The professional coffee roaster, who lacks any formal training, is now big on quality. He does it his own way, and this business is just a hobby. He gives coffee, and more importantly he gives love in the process. Yun lives out the adage, there’s more to life than money.
If you really like coffee and know a thing or two about it, head out of Shin-Jeju towards the Mysterious Road near Loveland. Not only will you find what you’re looking for, but the outside landscaped grounds — with water fountains and gardens — and the inside interior of the building — with houseplants galore, exposed wood beams, a healthy collection of empty wine bottles, a large aquarium, coffee paraphernalia for sale and just for browsing, coffee beans spilling out of burlap sacks ready to be purchased, a real fireplace, comfortable tables and seats at the coffee bar — will have one thinking, this isn’t Jeju. But it is.
Ask around. Other people will say this is the best place for coffee on the island. After exiting, a wagering person would take that bet.
“In one word, coffee means conversation,” Yun said. “This is because when people talk to each other there is always coffee between them.”
For 5,000 won you can choose a cup of hand-dripped coffee made from beans originating in “wild” Africa (four countries, seven choices), “mild” Latin America (10 countries, 11 choices), or “a variety of character” Asia (three countries, three choices). The kicker: one order is actually two cups, and sometimes more. On the way out, a customer can buy all the beans desired.
“This is not for profit, not for money. I work in here for love,” Yun said, waxing philosophical.
What he really, really wants is to give customers more than they want. That’s his desire, to let people know. On occasion, there is so much love, three couples have actually proposed here, later to be married. Recently, one of those couples came back for their anniversary.
When this writer left the building with a Korean friend, we were both extremely caffeinated, having had four cups each. Eight cups total for a mere 10,000 won. There’s no doubt Yun wanted us to try more.
A patron can choose coffee made by paper drip, ice drip, siphon drip, or Nel (short for flannel) drip aka sock drip. Yun will be eager to show how each is done. It’s his passion.
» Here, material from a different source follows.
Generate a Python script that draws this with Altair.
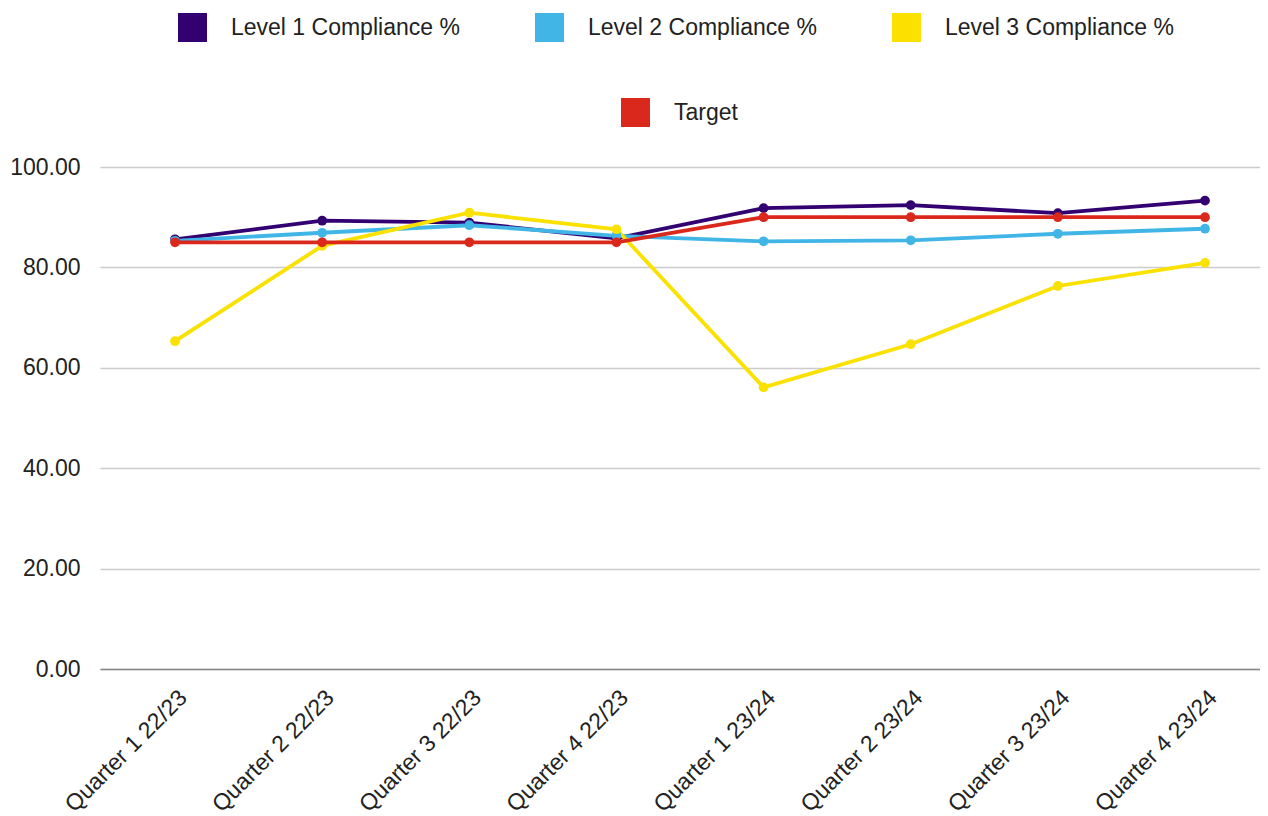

We tried one cup of what the menu said (in Korean) was SHG (Strictly Hard Bean) AAA Panama, noting it was sophisticated, fresh, soft and delicate. A Dutch drip cappuccino happened to be the second cup. This was very cold, deep and strong, with little caffeine and topped generously with a milky froth and sprinkled with cinnamon powder. The third was El Salvador, somewhat acidic. Last was a Dutch drip, mild or strong, where the drinker gets to pour the desired amount of water to mix with the crude base. We tried both ways.
Sinbi’s Love is a choose-your-own adventure of coffee.
Ice drip and Dutch drips run 6,000 and a special drip is listed at 7,000. But that’s just how the menu reads. Of note, five basic tea choices are also available along with hot chocolate and ice chocolate. Coffee is the main reason to come.
Less than three years ago, Yun went to Seoul for a routine wine tasting. He had to wait around for a long time one day.
“I dropped by a coffee shop by coincidence,” Yun said. “I did not drink coffee at that time. I ordered soft and sweet, but the owner served it very strong and black. I drank the coffee bitter.”
He tried again after telling the owner how he felt. It didn’t work. From this point on, Yun reasoned, “I have to do the work for coffee.”
Since July 2009, Yun has owned and run the shop by himself while still frenetically working at the mart during the weekdays, and at Sinbi’s (meaning Mystery) Love on the weekends. In addition, he stops by the coffee abode every morning to roast and pops in at lunch time, too. It’s a nonstop cycle of amor.
One of the previous customers told Yun, “I want to work here for free.” That customer is now the manager.
Yun enjoys co-workers who are interested in coffee.